Kathryn Reisinger, from San Rafael, Calif., admitted that she and some of the others had fallen asleep during the admissions session at New York University. She was pretty sure they hadn't missed much: "It's just like Columbia but with fewer core requirements."  

By Friday afternoon at George Washington, they were asking blunt, personal questions of their tour guide: "What kind of grades did you get in here with?" "Where else did you apply?"  

"Well, Rice, but they didn't accept me, so boo to them!" junior Maria Marcovich responded brightly. "And Georgetown. And I got in there, but I chose GW because . . ."  

A buzz passed through the group. Many of them had opted to see GWU over Georgetown because they didn't think they had a chance at Georgetown. But if she got into both, what did that say about their chances?  

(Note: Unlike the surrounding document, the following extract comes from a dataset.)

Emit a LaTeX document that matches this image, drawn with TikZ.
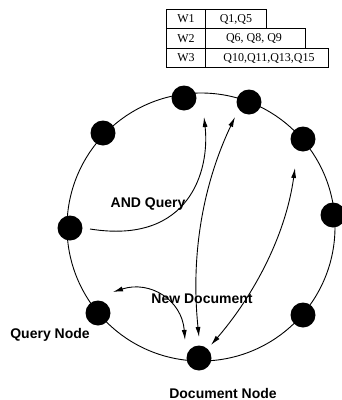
\documentclass[tikz,border=0pt]{standalone}
\usepackage{fontspec}
\setmainfont{Liberation Serif}
\newfontfamily\labfont{Liberation Sans}
\usetikzlibrary{arrows.meta}
\tikzset{
  peer/.style={circle,fill=black,inner sep=0pt,minimum size=25pt},
  ring/.style={line width=0.9pt},
  msg/.style={line width=0.9pt,-{Latex[length=10pt,width=5pt]}},
  msgboth/.style={line width=0.9pt,{Latex[length=10pt,width=5pt]}-{Latex[length=10pt,width=5pt]}},
  lab/.style={font=\labfont\bfseries\fontsize{14}{16}\selectfont,inner sep=0pt},
  cell/.style={draw,line width=0.9pt},
  celltxt/.style={font=\fontsize{12}{14}\selectfont,inner sep=0pt}
}
\begin{document}
\begin{tikzpicture}[x=1pt,y=-1pt]
\useasboundingbox (0,0) rectangle (341,400);

% index table: keyword -> queries
\draw[cell] (166,9) rectangle (266,28.5);
\draw[cell] (166,28.5) rectangle (305,48);
\draw[cell] (166,48) rectangle (328,67.5);
\draw[cell] (205.5,9) -- (205.5,67.5);
\node[celltxt] (w1) at (186,19) {W1};
\node[celltxt] (w2) at (186,38.5) {W2};
\node[celltxt] (w3) at (186,58) {W3};
\node[celltxt] (q1) at (236,19) {Q1,Q5};
\node[celltxt] (q2) at (254,38.5) {Q6, Q8, Q9};
\node[celltxt] (q3) at (269,58) {Q10,Q11,Q13,Q15};

% overlay ring
\draw[ring] (201,227) circle (134);

% peers on the ring
\node[peer] (ntop)   at (184,98)  {};
\node[peer] (ntopr)  at (249,102) {};
\node[peer] (nright1) at (303,139) {};
\node[peer] (nright2) at (333,215) {};
\node[peer] (nleft1) at (103,133) {};
\node[peer] (nleft2) at (70,228)  {};
\node[peer] (query)  at (98,313)  {};
\node[peer] (doc)    at (199,358) {};
\node[peer] (nright3) at (303,315) {};

% endpoints of the message arrows
\coordinate (a1s) at (90,229);
\coordinate (a1e) at (204,117);
\coordinate (a2s) at (199,337);
\coordinate (a2e) at (235,117);
\coordinate (a3s) at (295,168);
\coordinate (a3e) at (211,345);
\coordinate (a4s) at (113,292);
\coordinate (a4e) at (185,340);

% labels
\node[lab] (andq) at (148,204) {AND Query};
\node[lab] (newd) at (202,299) {New Document};
\node[lab] (qlab) at (50,335) {Query Node};
\node[lab,anchor=base] (dlab) at (223,398) {Document Node};

% messages
\draw[msg] (a1s) .. controls (190,245) and (210,170) .. (a1e);
\draw[msgboth] (a2s) .. controls (190,250) and (205,180) .. (a2e);
\draw[msgboth] (a3s) .. controls (285,240) and (250,300) .. (a3e);
\draw[msgboth] (a4s) .. controls (150,280) and (182,300) .. (a4e);
\end{tikzpicture}
\end{document}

They checked into a Georgetown dorm, cranky and a little overwhelmed on the last night of the tour. It was still summer, but already it seemed the stress of senior year was settling in -- the dread of having to make a big choice, the worries about money, the fear of being rejected. Asked how she liked Georgetown, Richman winced self-consciously. "I liked it. Not that I can get in."  

Asked what he thought of the campuses he had just seen, Karp leaned on his wheeled suitcase and sighed. "I'm tired. It's all jumbled in my head."  

Yet the trip had also given them a glimpse of that other world on the far side of the admissions process. It had finally hit Joe Mackey a few nights before when the group bunked in a dorm at Brown University in Providence, R.I. The setup was great, said the 17- year-old from Long Island -- four rooms off a shared sitting area, where a bunch of the guys lingered that evening.  

They ended up playing cards all night. And no one made them go to bed.  

"That's what you can do," he said, "when you're in college."